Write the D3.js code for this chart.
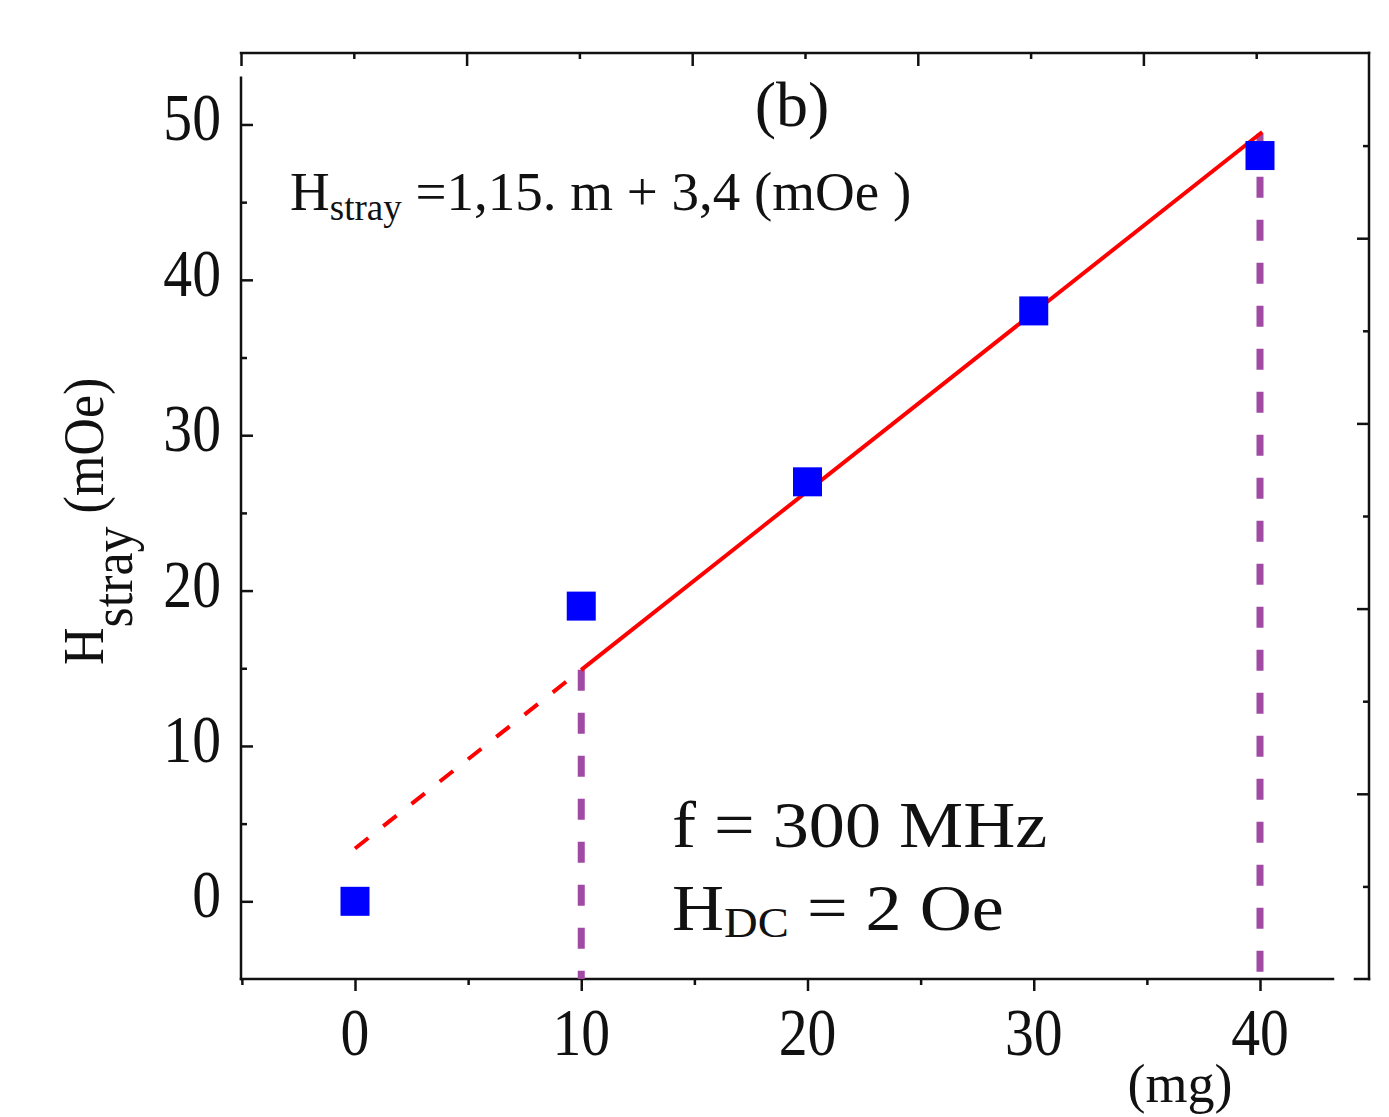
<!DOCTYPE html>
<html>
<head>
<meta charset="utf-8">
<script src="https://cdn.jsdelivr.net/npm/d3@7"></script>
<style>
  body { margin: 0; background: #fff; }
  svg { display: block; font-family: 'Liberation Serif', 'Times New Roman', serif; }
</style>
</head>
<body>
<div id="chart"></div>
<script>
// data
const massValues = [0, 10, 20, 30, 40];
const strayValues = [0, 19, 27, 38, 48];
const fitSlope = 1.15;
const fitIntercept = 3.4;
const fitDashedMass = [0, 10];
const fitSolidMass = [10, 40.1];
const guideMasses = [10, 40];
const xTickLabels = [0, 10, 20, 30, 40];
const yTickLabels = [0, 10, 20, 30, 40, 50];

const WIDTH = 1389;
const HEIGHT = 1117;
const LEFT = 241;
const RIGHT = 1369;
const TOP = 53;
const BOTTOM = 979;
const BLACK = '#111';

const svg = d3.select('#chart').append('svg')
  .attr('width', WIDTH)
  .attr('height', HEIGHT);

const xScale = d3.scaleLinear().domain([0, 40]).range([355, 1260]);
const yScale = d3.scaleLinear().domain([-5, 54.6]).range([BOTTOM, TOP]);
// the top and right frame carry their own evenly spaced ticks
const xTopScale = d3.scaleLinear().domain([0, 50]).range([LEFT, RIGHT]);
const yRightScale = d3.scaleLinear().domain([0, 50]).range([BOTTOM, TOP]);

const fit = (m) => fitSlope * m + fitIntercept;

const styleAxis = (g) => {
  g.select('.domain').remove();
  g.selectAll('line').attr('stroke', BLACK).attr('stroke-width', 2.5);
  g.selectAll('text').remove();
};

const addAxis = (axis, transform) =>
  svg.append('g').attr('transform', transform).call(axis).call(styleAxis);

// bottom
addAxis(d3.axisBottom(xScale).tickValues(xTickLabels).tickSize(12), `translate(0,${BOTTOM})`);
addAxis(d3.axisBottom(xScale).tickValues([-5, 5, 15, 25, 35]).tickSize(6), `translate(0,${BOTTOM})`);
// left
addAxis(d3.axisRight(yScale).tickValues(yTickLabels).tickSize(12), `translate(${LEFT},0)`);
addAxis(d3.axisRight(yScale).tickValues([5, 15, 25, 35, 45]).tickSize(6), `translate(${LEFT},0)`);
// top
addAxis(d3.axisBottom(xTopScale).tickValues([0, 10, 20, 30, 40]).tickSize(13), `translate(0,${TOP})`);
addAxis(d3.axisBottom(xTopScale).tickValues([5, 15, 25, 35, 45]).tickSize(6), `translate(0,${TOP})`);
// right
addAxis(d3.axisLeft(yRightScale).tickValues([10, 20, 30, 40]).tickSize(12), `translate(${RIGHT},0)`);
addAxis(d3.axisLeft(yRightScale).tickValues([5, 15, 25, 35, 45]).tickSize(6), `translate(${RIGHT},0)`);

// frame pieces
const frame = [
  [LEFT, TOP, RIGHT, TOP],
  [RIGHT, TOP, RIGHT, BOTTOM],
  [LEFT, BOTTOM, 1333, BOTTOM],
  [1355, BOTTOM, RIGHT, BOTTOM],
  [LEFT, yScale(53), LEFT, BOTTOM],
];
svg.append('g').selectAll('line').data(frame).join('line')
  .attr('x1', (d) => d[0]).attr('y1', (d) => d[1])
  .attr('x2', (d) => d[2]).attr('y2', (d) => d[3])
  .attr('stroke', BLACK).attr('stroke-width', 2.5)
  .attr('stroke-linecap', 'square');

// tick labels
svg.append('g').selectAll('text').data(xTickLabels).join('text')
  .attr('transform', (d) => `translate(${xScale(d)},1055) scale(1.03,1.19)`)
  .attr('text-anchor', 'middle')
  .attr('font-size', 56)
  .attr('fill', BLACK)
  .text((d) => d);

svg.append('g').selectAll('text').data(yTickLabels).join('text')
  .attr('transform', (d) => `translate(221,${yScale(d) + 16}) scale(1.03,1.19)`)
  .attr('text-anchor', 'end')
  .attr('font-size', 56)
  .attr('fill', BLACK)
  .text((d) => d);

// purple guides
const guideLine = d3.line().x((d) => xScale(d[0])).y((d) => yScale(d[1]));
svg.append('g').selectAll('path').data(guideMasses).join('path')
  .attr('d', (m) => guideLine([[m, fit(m)], [m, -5]]))
  .attr('fill', 'none')
  .attr('stroke', '#a04aa4')
  .attr('stroke-width', 7)
  .attr('stroke-dasharray', '21,22');

// fit line
const fitLine = d3.line().x((m) => xScale(m)).y((m) => yScale(fit(m)));
svg.append('path')
  .attr('d', fitLine(fitDashedMass))
  .attr('fill', 'none')
  .attr('stroke', '#ff0000')
  .attr('stroke-width', 4)
  .attr('stroke-dasharray', '17,19');
svg.append('path')
  .attr('d', fitLine(fitSolidMass))
  .attr('fill', 'none')
  .attr('stroke', '#ff0000')
  .attr('stroke-width', 4);

// data squares
const SQ = 29;
svg.append('g').selectAll('rect').data(massValues).join('rect')
  .attr('x', (d) => xScale(d) - SQ / 2)
  .attr('y', (d, i) => yScale(strayValues[i]) - SQ / 2)
  .attr('width', SQ)
  .attr('height', SQ)
  .attr('fill', '#0000ff');

// panel letter
svg.append('text')
  .attr('x', 792).attr('y', 126)
  .attr('text-anchor', 'middle')
  .attr('font-size', 64)
  .attr('fill', BLACK)
  .text('(b)');

// fit equation
const eq = svg.append('text')
  .attr('transform', 'translate(290,210)')
  .attr('font-size', 55)
  .attr('fill', BLACK);
eq.append('tspan').text('H');
eq.append('tspan').attr('font-size', 37).attr('dy', 10).text('stray');
eq.append('tspan').attr('dy', -10).text(' =1,15. m + 3,4 (mOe )');

// conditions
svg.append('text')
  .attr('transform', 'translate(672,847) scale(1.11,1)')
  .attr('font-size', 65)
  .attr('fill', BLACK)
  .text('f = 300 MHz');
const hdc = svg.append('text')
  .attr('transform', 'translate(672,930) scale(1.11,1)')
  .attr('font-size', 65)
  .attr('fill', BLACK);
hdc.append('tspan').text('H');
hdc.append('tspan').attr('font-size', 42).attr('dy', 7).text('DC');
hdc.append('tspan').attr('dy', -7).text(' = 2 Oe');

// y axis title
const yTitle = svg.append('text')
  .attr('transform', 'translate(103,665) rotate(-90) scale(1,1.08)')
  .attr('font-size', 52)
  .attr('fill', BLACK);
yTitle.append('tspan').text('H');
yTitle.append('tspan').attr('dy', 27).text('stray');
yTitle.append('tspan').attr('dy', -27).text(' (mOe)');

// x axis unit
svg.append('text')
  .attr('x', 1180).attr('y', 1102)
  .attr('text-anchor', 'middle')
  .attr('font-size', 54)
  .attr('fill', BLACK)
  .text('(mg)');
</script>
</body>
</html>
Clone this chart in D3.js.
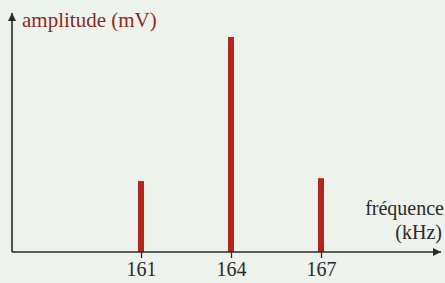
<!DOCTYPE html>
<html><head><meta charset="utf-8">
<script src="https://cdn.jsdelivr.net/npm/d3@7"></script>
<style>
html,body{margin:0;padding:0;background:#edf2ec;}
svg{display:block;}
</style></head>
<body>
<script>
const frequencies = [161, 164, 167];
const amplitudes = [0.99, 3.0, 1.03];
const tickLabels = ["161", "164", "167"];

const W = 445, H = 283;
const svg = d3.select("body").append("svg").attr("width", W).attr("height", H);

const x0 = 12, y0 = 252;
const x = d3.scaleLinear().domain([161, 167]).range([141, 321]);
const y = d3.scaleLinear().domain([0, 3]).range([y0, 37]);

const defs = svg.append("defs");
defs.append("marker").attr("id","arr").attr("viewBox","0 0 10 10")
  .attr("refX",10).attr("refY",5).attr("markerWidth",12).attr("markerHeight",8)
  .attr("markerUnits","userSpaceOnUse").attr("orient","auto")
  .append("path").attr("d","M0,0 L10,5 L0,10 Z").attr("fill","#2a2a2a");

// bars
svg.selectAll("rect.bar").data(frequencies).enter().append("rect")
  .attr("class","bar")
  .attr("x", d => x(d) - 3)
  .attr("width", 6)
  .attr("y", (d,i) => y(amplitudes[i]))
  .attr("height", (d,i) => y(0) - y(amplitudes[i]))
  .attr("fill", "#b3261e");

// x axis ticks
const ax = d3.axisBottom(x).tickValues(frequencies).tickSize(6)
  .tickFormat((d,i) => tickLabels[i]).tickPadding(4);
const g = svg.append("g").attr("transform", `translate(0,${y0})`).call(ax);
g.select(".domain").remove();
g.selectAll(".tick line").attr("stroke","#2a2a2a").attr("stroke-width",1.3);
g.selectAll(".tick text").attr("font-family","'Liberation Serif', serif")
  .attr("font-size",20).attr("fill","#2a2a2a");

// axis lines
svg.append("line").attr("x1",x0).attr("y1",y0).attr("x2",441).attr("y2",y0)
  .attr("stroke","#2a2a2a").attr("stroke-width",1.6).attr("marker-end","url(#arr)");
svg.append("line").attr("x1",x0).attr("y1",y0).attr("x2",x0).attr("y2",13)
  .attr("stroke","#2a2a2a").attr("stroke-width",1.6).attr("marker-end","url(#arr)");

// labels
svg.append("text").attr("x",22).attr("y",27)
  .attr("font-family","'Liberation Serif', serif").attr("font-size",21)
  .attr("fill","#8e2a1c").text("amplitude (mV)");
svg.append("text").attr("x",444).attr("y",215).attr("text-anchor","end")
  .attr("font-family","'Liberation Serif', serif").attr("font-size",20)
  .attr("fill","#2a2a2a").text("fréquence");
svg.append("text").attr("x",442).attr("y",239).attr("text-anchor","end")
  .attr("font-family","'Liberation Serif', serif").attr("font-size",20)
  .attr("fill","#2a2a2a").text("(kHz)");
</script>
</body></html>
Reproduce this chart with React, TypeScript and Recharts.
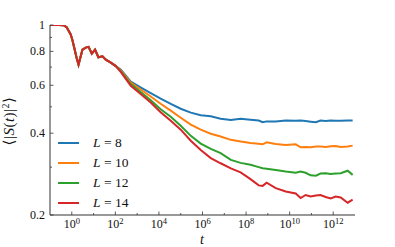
import React from 'react';
import { Line, LineChart, XAxis, YAxis } from 'recharts';

// time grid (t)
const times = [
  0.1, 0.25, 0.43, 0.59, 0.89, 1.05, 1.29, 1.66, 2.04, 3.09, 4.37, 5.89, 8.3, 11.7, 16.6, 25.7, 36.3, 61.7, 105,
  180, 510, 1500, 4200, 1.2e4, 3.5e4, 1e5, 2.9e5, 8.3e5, 2.4e6, 6.8e6, 2e7, 5.6e7, 1.6e8, 3.8e8, 5.8e8, 8.8e8,
  2.3e9, 6.6e9, 1.9e10, 3.2e10, 5.4e10, 9.2e10, 1.6e11, 2.6e11, 4.5e11, 7.6e11, 1.3e12, 2.2e12, 4.6e12, 7.8e12,
];

const L8 = [
  1.0, 1.0, 0.998, 0.979, 0.923, 0.884, 0.826, 0.758, 0.715, 0.812, 0.826, 0.831, 0.785, 0.812, 0.761, 0.767, 0.746, 0.727, 0.706,
  0.685, 0.619, 0.588, 0.562, 0.536, 0.513, 0.492, 0.476, 0.466, 0.462, 0.452, 0.447, 0.452, 0.448, 0.445, 0.439, 0.442,
  0.442, 0.445, 0.444, 0.445, 0.443, 0.441, 0.439, 0.445, 0.443, 0.445, 0.444, 0.444, 0.445, 0.445,
];
const L10 = [
  1.0, 1.0, 0.998, 0.979, 0.923, 0.884, 0.826, 0.758, 0.715, 0.812, 0.826, 0.831, 0.785, 0.812, 0.761, 0.767, 0.746, 0.727, 0.706,
  0.679, 0.614, 0.578, 0.546, 0.513, 0.484, 0.456, 0.43, 0.412, 0.398, 0.389, 0.378, 0.373, 0.368, 0.366, 0.364, 0.37,
  0.365, 0.362, 0.364, 0.355, 0.356, 0.355, 0.357, 0.357, 0.356, 0.358, 0.359, 0.356, 0.357, 0.36,
];
const L12 = [
  1.0, 1.0, 0.998, 0.979, 0.923, 0.884, 0.826, 0.758, 0.715, 0.812, 0.826, 0.831, 0.785, 0.812, 0.761, 0.767, 0.746, 0.727, 0.706,
  0.674, 0.606, 0.566, 0.529, 0.49, 0.46, 0.426, 0.391, 0.366, 0.35, 0.338, 0.319, 0.311, 0.306, 0.3, 0.297, 0.296,
  0.293, 0.289, 0.286, 0.289, 0.286, 0.28, 0.279, 0.284, 0.285, 0.283, 0.284, 0.285, 0.291, 0.281,
];
const L14 = [
  1.0, 1.0, 0.998, 0.979, 0.923, 0.884, 0.826, 0.758, 0.715, 0.812, 0.826, 0.831, 0.785, 0.812, 0.761, 0.767, 0.746, 0.727, 0.706,
  0.671, 0.598, 0.556, 0.519, 0.478, 0.444, 0.412, 0.375, 0.347, 0.324, 0.31, 0.297, 0.287, 0.271, 0.257, 0.256, 0.263,
  0.251, 0.244, 0.24, 0.231, 0.237, 0.234, 0.236, 0.237, 0.233, 0.23, 0.234, 0.232, 0.222, 0.228,
];

const seriesNames = ['8', '10', '12', '14'];
const seriesKeys = ['L8', 'L10', 'L12', 'L14'];
const seriesColors = ['#1f77b4', '#ff7f0e', '#2ca02c', '#d62728'];

const xTicks = [1, 10, 100, 1e3, 1e4, 1e5, 1e6, 1e7, 1e8, 1e9, 1e10, 1e11, 1e12];
const yTicks = [0.2, 0.3, 0.4, 0.5, 0.6, 0.7, 0.8, 0.9, 1];
const yLabels: Record<string, string> = { '0.2': '0.2', '0.4': '0.4', '0.6': '0.6', '0.8': '0.8', '1': '1' };

const data = times.map((t, i) => ({ t, L8: L8[i], L10: L10[i], L12: L12[i], L14: L14[i] }));

const FONT = '"Liberation Serif", "DejaVu Serif", serif';
const AXIS = '#333';

const XTick = (props: any) => {
  const { x, y, payload } = props;
  const e = Math.round(Math.log10(payload.value));
  const major = e % 2 === 0;
  return (
    <g>
      <line x1={x} x2={x} y1={y} y2={y - (major ? 3.5 : 2)} stroke={AXIS} strokeWidth={0.8} />
      {major && (
        <text x={x} y={y + 13} textAnchor="middle" fontFamily={FONT} fontSize={12} fill="#111">
          10
          <tspan dy={-4.5} fontSize={8.5}>
            {e}
          </tspan>
        </text>
      )}
    </g>
  );
};

const YTick = (props: any) => {
  const { x, y, payload } = props;
  const label = yLabels[String(payload.value)];
  return (
    <g>
      <line x1={x} x2={x + (label ? 3.5 : 2)} y1={y} y2={y} stroke={AXIS} strokeWidth={0.8} />
      {label && (
        <text x={x - 5} y={y + 4} textAnchor="end" fontFamily={FONT} fontSize={12} fill="#111">
          {label}
        </text>
      )}
    </g>
  );
};

const App = () => {
  return (
    <div style={{ position: 'absolute', left: 0, top: 0, width: 395, height: 247, background: '#fff' }}>
      <LineChart width={395} height={247} data={data} margin={{ top: 25, right: 40, bottom: 0, left: 0 }}>
        <XAxis
          dataKey="t"
          type="number"
          scale="log"
          domain={[0.1, 1e13]}
          ticks={xTicks}
          interval={0}
          tick={<XTick />}
          tickSize={0}
          tickMargin={0}
          tickLine={false}
          height={32}
          axisLine={{ stroke: AXIS, strokeWidth: 1 }}
          allowDataOverflow
        />
        <YAxis
          type="number"
          scale="log"
          domain={[0.2, 1]}
          ticks={yTicks}
          interval={0}
          tick={<YTick />}
          tickSize={0}
          tickMargin={0}
          tickLine={false}
          width={50}
          axisLine={{ stroke: AXIS, strokeWidth: 1 }}
          allowDataOverflow
        />
        {seriesKeys.map((k, i) => (
          <Line
            key={k}
            dataKey={k}
            name={seriesNames[i]}
            type="linear"
            stroke={seriesColors[i]}
            strokeWidth={2}
            dot={false}
            isAnimationActive={false}
          />
        ))}
      </LineChart>

      {/* legend */}
      <div style={{ position: 'absolute', left: 58, top: 133, fontFamily: FONT, fontSize: 13.5, color: '#111' }}>
        {seriesNames.map((n, i) => (
          <div key={n} style={{ height: 20, display: 'flex', alignItems: 'center' }}>
            <span style={{ display: 'inline-block', width: 21, height: 2, background: seriesColors[i] }} />
            <span style={{ marginLeft: 14 }}>
              <i>L</i> = {n}
            </span>
          </div>
        ))}
      </div>

      {/* axis titles */}
      <svg width={395} height={247} style={{ position: 'absolute', left: 0, top: 0, pointerEvents: 'none' }}>
        <text x={202} y={244} textAnchor="middle" fontFamily={FONT} fontSize={14} fontStyle="italic" fill="#111">
          t
        </text>
        <text
          x={14}
          y={121}
          transform="rotate(-90 14 121)"
          textAnchor="middle"
          fontFamily={FONT}
          fontSize={15}
          letterSpacing={0.5}
          fill="#111"
        >
          ⟨|<tspan fontStyle="italic">S</tspan>(<tspan fontStyle="italic">t</tspan>)|
          <tspan dy={-5} fontSize={10}>
            2
          </tspan>
          <tspan dy={5}>⟩</tspan>
        </text>
      </svg>
    </div>
  );
};

export default App;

········

Reproduce nothing but the lines from the one with "Reproduce this chart" to the one with "LineChart, XAxis, YAxis", both lines included, and keep every picture out of the copy.

> _The output_
Reproduce this chart with React, TypeScript and Recharts.
import React from 'react';
import { Line, LineChart, XAxis, YAxis } from 'recharts';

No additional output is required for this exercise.